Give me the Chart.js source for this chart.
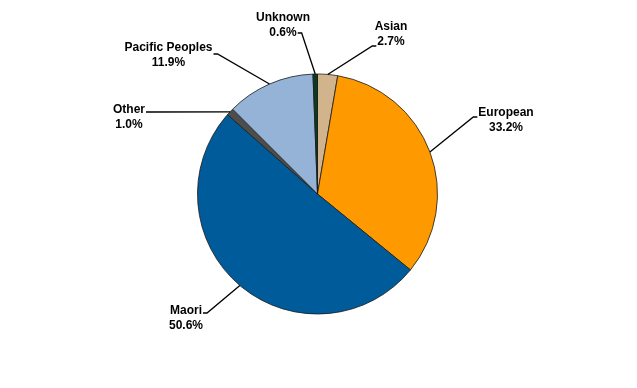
<!DOCTYPE html>
<html>
<head>
<meta charset="utf-8">
<script src="https://cdn.jsdelivr.net/npm/chart.js@4/dist/chart.umd.min.js"></script>
<style>
    html, body { margin: 0; padding: 0; background: #fff; }
    #wrap { width: 637px; height: 388px; position: relative; }
</style>
</head>
<body>
<div id="wrap"><canvas id="pie"></canvas></div>
<script>
// 数据
const categories = ['Asian', 'European', 'Maori', 'Other', 'Pacific Peoples', 'Unknown'];
const shares = [2.7, 33.2, 50.6, 1.0, 11.9, 0.6];
const sliceColors = ['#d2b48c', '#ff9900', '#005b9b', '#4d4d4d', '#94b3d6', '#0a3a1f'];

// 标签位置（相对饼图中心的像素偏移）和引线连接方式
const labelOffsets = [[73.5, -167], [188.5, -81], [-131.5, 117], [-188.5, -84], [-149, -146], [-34.5, -176]];
const labelAttach = [
    { side: 'left', line: 1, dy: 19 },
    { side: 'left', line: 0, dy: 4 },
    { side: 'right', line: 0, dy: 2 },
    { side: 'right', line: 0, dy: 2 },
    { side: 'right', line: 0, dy: 6 },
    { side: 'right', line: 1, dy: 15 }
];

// 标签和引线插件
const leaderLabels = {
    id: 'leaderLabels',
    afterDraw(chart) {
        const ctx = chart.ctx;
        const arcs = chart.getDatasetMeta(0).data;
        ctx.save();
        ctx.font = 'bold 12px "Liberation Sans", Arial, sans-serif';
        ctx.fillStyle = '#000';
        ctx.textAlign = 'center';
        ctx.textBaseline = 'middle';
        ctx.strokeStyle = '#000';
        ctx.lineWidth = 1.3;

        arcs.forEach((arc, i) => {
            const p = arc.getProps(['x', 'y', 'startAngle', 'endAngle', 'outerRadius'], true);
            const mid = (p.startAngle + p.endAngle) / 2;
            const ex = p.x + Math.cos(mid) * p.outerRadius;
            const ey = p.y + Math.sin(mid) * p.outerRadius;

            const lx = p.x + labelOffsets[i][0];
            const ly = p.y + labelOffsets[i][1];
            const lines = [categories[i], shares[i].toFixed(1) + '%'];
            ctx.fillText(lines[0], lx, ly);
            ctx.fillText(lines[1], lx, ly + 15);

            const a = labelAttach[i];
            const w = ctx.measureText(lines[a.line]).width;
            const ay = ly + a.dy;
            let ax, kx;
            if (a.side === 'right') {
                ax = lx + w / 2 + 1;
                kx = ax + 4;
            } else {
                ax = lx - w / 2 - 1;
                kx = ax - 4;
            }
            ctx.beginPath();
            ctx.moveTo(ax, ay);
            ctx.lineTo(kx, ay);
            ctx.lineTo(ex, ey);
            ctx.stroke();
        });
        ctx.restore();
    }
};

new Chart(document.getElementById('pie'), {
    type: 'pie',
    data: {
        labels: categories,
        datasets: [{
            data: shares,
            backgroundColor: sliceColors,
            borderColor: '#1a1a1a',
            borderWidth: 0.8
        }]
    },
    options: {
        responsive: true,
        maintainAspectRatio: false,
        animation: false,
        radius: 120,
        layout: { padding: { right: 2 } },
        plugins: {
            legend: { display: false },
            tooltip: { enabled: false }
        }
    },
    plugins: [leaderLabels]
});
</script>
</body>
</html>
——
== REQUIRED TASK ==
Without the pictures, write out the whole listing above exactly as it appears.

== FINAL ANSWER ==
Give me the Chart.js source for this chart.
<!DOCTYPE html>
<html>
<head>
<meta charset="utf-8">
<script src="https://cdn.jsdelivr.net/npm/chart.js@4/dist/chart.umd.min.js"></script>
<style>
    html, body { margin: 0; padding: 0; background: #fff; }
    #wrap { width: 637px; height: 388px; position: relative; }
</style>
</head>
<body>
<div id="wrap"><canvas id="pie"></canvas></div>
<script>
// 数据
const categories = ['Asian', 'European', 'Maori', 'Other', 'Pacific Peoples', 'Unknown'];
const shares = [2.7, 33.2, 50.6, 1.0, 11.9, 0.6];
const sliceColors = ['#d2b48c', '#ff9900', '#005b9b', '#4d4d4d', '#94b3d6', '#0a3a1f'];

// 标签位置（相对饼图中心的像素偏移）和引线连接方式
const labelOffsets = [[73.5, -167], [188.5, -81], [-131.5, 117], [-188.5, -84], [-149, -146], [-34.5, -176]];
const labelAttach = [
    { side: 'left', line: 1, dy: 19 },
    { side: 'left', line: 0, dy: 4 },
    { side: 'right', line: 0, dy: 2 },
    { side: 'right', line: 0, dy: 2 },
    { side: 'right', line: 0, dy: 6 },
    { side: 'right', line: 1, dy: 15 }
];

// 标签和引线插件
const leaderLabels = {
    id: 'leaderLabels',
    afterDraw(chart) {
        const ctx = chart.ctx;
        const arcs = chart.getDatasetMeta(0).data;
        ctx.save();
        ctx.font = 'bold 12px "Liberation Sans", Arial, sans-serif';
        ctx.fillStyle = '#000';
        ctx.textAlign = 'center';
        ctx.textBaseline = 'middle';
        ctx.strokeStyle = '#000';
        ctx.lineWidth = 1.3;

        arcs.forEach((arc, i) => {
            const p = arc.getProps(['x', 'y', 'startAngle', 'endAngle', 'outerRadius'], true);
            const mid = (p.startAngle + p.endAngle) / 2;
            const ex = p.x + Math.cos(mid) * p.outerRadius;
            const ey = p.y + Math.sin(mid) * p.outerRadius;

            const lx = p.x + labelOffsets[i][0];
            const ly = p.y + labelOffsets[i][1];
            const lines = [categories[i], shares[i].toFixed(1) + '%'];
            ctx.fillText(lines[0], lx, ly);
            ctx.fillText(lines[1], lx, ly + 15);

            const a = labelAttach[i];
            const w = ctx.measureText(lines[a.line]).width;
            const ay = ly + a.dy;
            let ax, kx;
            if (a.side === 'right') {
                ax = lx + w / 2 + 1;
                kx = ax + 4;
            } else {
                ax = lx - w / 2 - 1;
                kx = ax - 4;
            }
            ctx.beginPath();
            ctx.moveTo(ax, ay);
            ctx.lineTo(kx, ay);
            ctx.lineTo(ex, ey);
            ctx.stroke();
        });
        ctx.restore();
    }
};

new Chart(document.getElementById('pie'), {
    type: 'pie',
    data: {
        labels: categories,
        datasets: [{
            data: shares,
            backgroundColor: sliceColors,
            borderColor: '#1a1a1a',
            borderWidth: 0.8
        }]
    },
    options: {
        responsive: true,
        maintainAspectRatio: false,
        animation: false,
        radius: 120,
        layout: { padding: { right: 2 } },
        plugins: {
            legend: { display: false },
            tooltip: { enabled: false }
        }
    },
    plugins: [leaderLabels]
});
</script>
</body>
</html>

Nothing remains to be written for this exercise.